Oggi che Pressure Off (il loro singolo con Nile Rodgers e Janelle Monàe) finalmente raggiunge il vertice della classifica della radio BBC 2, possiamo svelarvi come suona davvero questo nuovo, fresco album (il 14esimo) dei Duran Duran, Paper Gods.
L’interesse rinnovato per la band da parte dei media va avanti da tutta l’estate. Soprattutto perché Simon Le Bon e soci si sono riappropriati di un territorio che gli apparteneva, il funky, con un singolo dove hanno sintetizzato il groove master feel di Rodgers (che li conosce, professionalmente, dai tempi di The Reflex) e della linfa entusiasta di Mark Ronson.
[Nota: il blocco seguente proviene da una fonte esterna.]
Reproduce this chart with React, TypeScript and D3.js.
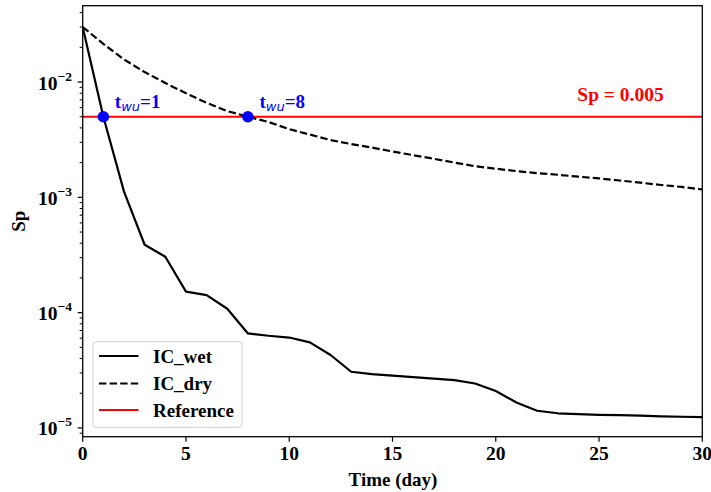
import React from "react";
import * as d3 from "d3";

const days = d3.range(0, 31);
const icWet = [
  0.03, 0.005, 1.12e-3, 3.88e-4, 3.05e-4, 1.52e-4, 1.42e-4, 1.08e-4, 6.6e-5, 6.3e-5,
  6.08e-5, 5.52e-5, 4.29e-5, 3.07e-5, 2.93e-5, 2.84e-5, 2.76e-5, 2.68e-5, 2.6e-5, 2.43e-5,
  2.09e-5, 1.66e-5, 1.41e-5, 1.34e-5, 1.32e-5, 1.3e-5, 1.29e-5, 1.28e-5, 1.26e-5, 1.25e-5, 1.24e-5,
];
const icDry = [
  0.03, 0.0214, 0.0157, 0.0122, 0.0098, 0.008, 0.0066, 0.0056, 0.005, 0.0045,
  0.0039, 0.0035, 3.14e-3, 2.9e-3, 2.7e-3, 2.5e-3, 2.32e-3, 2.16e-3, 2.0e-3, 1.86e-3,
  1.77e-3, 1.69e-3, 1.62e-3, 1.57e-3, 1.51e-3, 1.46e-3, 1.4e-3, 1.34e-3, 1.28e-3, 1.23e-3, 1.17e-3,
];
const refValue = 0.005;
const warmupDays = [1, 8];
const xTicks = [0, 5, 10, 15, 20, 25, 30];
const yMajorExps = [-2, -3, -4, -5];
const legendLabels = ["IC_wet", "IC_dry", "Reference"];

const W = 711;
const H = 492;
const left = 82.7;
const right = 702.3;
const top = 5.7;
const bottom = 436.7;
const font = "'Liberation Serif', 'Times New Roman', serif";

export default function App() {
  const x = d3.scaleLinear().domain([0, 30]).range([left, right]);
  const y = d3.scaleLog().domain([Math.pow(10, -5.076), Math.pow(10, -1.338)]).range([bottom, top]);

  const line = d3
    .line<number>()
    .x((_, i) => x(days[i]))
    .y((d) => y(d));

  const minorTicks: number[] = [];
  for (let e = -6; e <= -1; e++) {
    for (let m = 2; m <= 9; m++) {
      const v = m * Math.pow(10, e);
      const [d0, d1] = y.domain();
      if (v >= d0 && v <= d1) minorTicks.push(v);
    }
  }

  const legendX = 93;
  const legendY = 341.7;
  const legendRows = [356, 383.5, 410];

  return (
    <svg width={W} height={H} style={{ position: "absolute", left: 0, top: 0 }} fontFamily={font}>
      <rect x={0} y={0} width={W} height={H} fill="white" />
      <defs>
        <clipPath id="plotclip">
          <rect x={left} y={top} width={right - left} height={bottom - top} />
        </clipPath>
      </defs>
      <g clipPath="url(#plotclip)">
        <line x1={left} x2={right} y1={y(refValue)} y2={y(refValue)} stroke="#ff0000" strokeWidth={2.2} />
        <path d={line(icWet) || ""} fill="none" stroke="black" strokeWidth={2.2} strokeLinejoin="round" />
        <path d={line(icDry) || ""} fill="none" stroke="black" strokeWidth={2.2} strokeDasharray="7.4,3.2" />
      </g>
      {warmupDays.map((d) => (
        <g key={d}>
          <circle cx={x(d)} cy={y(refValue)} r={5.8} fill="#0000ff" />
          <text x={x(d) + 11.5} y={108} fill="#0000ff" fontSize={19} fontWeight="bold">
            t
            <tspan fontStyle="italic" fontWeight="normal" fontFamily="'DejaVu Sans', sans-serif" fontSize={13} dy={3}>
              wu
            </tspan>
            <tspan dy={-3}>={d}</tspan>
          </text>
        </g>
      ))}
      <text x={620.5} y={101} fill="#ff0000" fontSize={19.5} fontWeight="bold" textAnchor="middle">
        Sp = 0.005
      </text>

      {/* frame */}
      <rect x={left} y={top} width={right - left} height={bottom - top} fill="none" stroke="black" strokeWidth={1.3} />

      {/* x ticks */}
      {xTicks.map((t) => (
        <g key={t}>
          <line x1={x(t)} x2={x(t)} y1={bottom} y2={bottom + 5} stroke="black" strokeWidth={1.2} />
          <text x={x(t)} y={460} textAnchor="middle" fontSize={19.5} fontWeight="bold">
            {t}
          </text>
        </g>
      ))}
      <text x={(left + right) / 2 + 0.5} y={486} textAnchor="middle" fontSize={19} fontWeight="bold">
        Time (day)
      </text>

      {/* y ticks */}
      {minorTicks.map((v) => (
        <line key={v} x1={left - 3} x2={left} y1={y(v)} y2={y(v)} stroke="black" strokeWidth={1} />
      ))}
      {yMajorExps.map((e) => (
        <g key={e}>
          <line x1={left - 5} x2={left} y1={y(Math.pow(10, e))} y2={y(Math.pow(10, e))} stroke="black" strokeWidth={1.2} />
          <text x={72} y={y(Math.pow(10, e)) + 7.5} textAnchor="end" fontSize={19.5} fontWeight="bold">
            10
            <tspan fontSize={13.5} dy={-9}>
              {"\u2212" + Math.abs(e)}
            </tspan>
          </text>
        </g>
      ))}
      <text
        transform={`translate(25, ${(top + bottom) / 2}) rotate(-90)`}
        textAnchor="middle"
        fontSize={19}
        fontWeight="bold"
      >
        Sp
      </text>

      {/* legend */}
      <rect
        x={legendX}
        y={legendY}
        width={149}
        height={85.6}
        rx={3}
        fill="white"
        fillOpacity={0.8}
        stroke="#d0d0d0"
        strokeWidth={1}
      />
      {legendLabels.map((lab, i) => (
        <g key={lab}>
          <line
            x1={99}
            x2={138.5}
            y1={legendRows[i]}
            y2={legendRows[i]}
            stroke={i === 2 ? "#ff0000" : "black"}
            strokeWidth={2.2}
            strokeDasharray={i === 1 ? "7.4,3.2" : undefined}
          />
          <text x={153} y={legendRows[i] + 6.5} fontSize={19} fontWeight="bold">
            {lab}
          </text>
        </g>
      ))}
    </svg>
  );
}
Ci sono loro dietro i più grandi successi degli ultimi anni (Get Lucky e Uptown Funk) e la voce della Monàe sicuramente aiuta.
C’è però la sensazione che i Duran, navigati e coraggiosi sperimentali, possano fare di più. E la conferma arriva con l’epica Paper Gods che titola l’album in tutti i sensi, dal mood che impone all’intero lavoro, alle liriche finalmente all’altezza del loro status di superstar globali che hanno ancora qualcosa da dire dopo 35 anni dal debutto. Un pozzo di suoni made in Mr Hudson (il produttore con cv hip hop) che rimandano ai Daft Punk minimal e al dark sound duraniano anni 80, con un ritornello azzeccatissimo e ironico. Che è anche amaro. E ci calza a pennello, perché l’ascoltatore ringrazia gli ex-idoli di carta che gli fanno luce su un mondo che loro hanno cavalcato e dal quale sono scesi. È l’estetica del consumismo sfrenato a essere bersaglio del pezzo, una presa di coscienza che coinvolge ahinoi, tutti.
Da qui nulla è come prima, almeno per questo disco. In un oceano di elettronica declinata in tutti i colori, si accoglie con grazia la chitarra particolarmente ispirata di John Frusciante, che esalta la già bella What Are The Chances, una ballad in tema coi tempi. E sorprende che la firma del rocker dei Chili Peppers sia anche sul finale di The Universe Alone, l’unico posto al mondo dove si fondono con i Duran gli arrangiamenti di archi di Davide Rossi, la chitarra di Frusciante, l’estetica duraniana e la religiosa intensità del Voce Chamber Choir e del London Youth Chamber Choir.
Possiamo andare avanti a segnalarvi i momenti alti del disco come fanno centinaia di testate intorno al mondo in questi giorni. Ma ascoltatevi You Kill Me With Silence e Face For Today e capirete dove si estende la vibrante new wave stretchata per 30 anni e riconsegnata a noi, riveduta e corretta. È un disco da ascoltare in sequenza, senza shuffle e spezzettamenti, come suggeriscono gli autori stessi. Non vi verrà voglia di saltare nessuna delle stanze di questo museo dei suoni.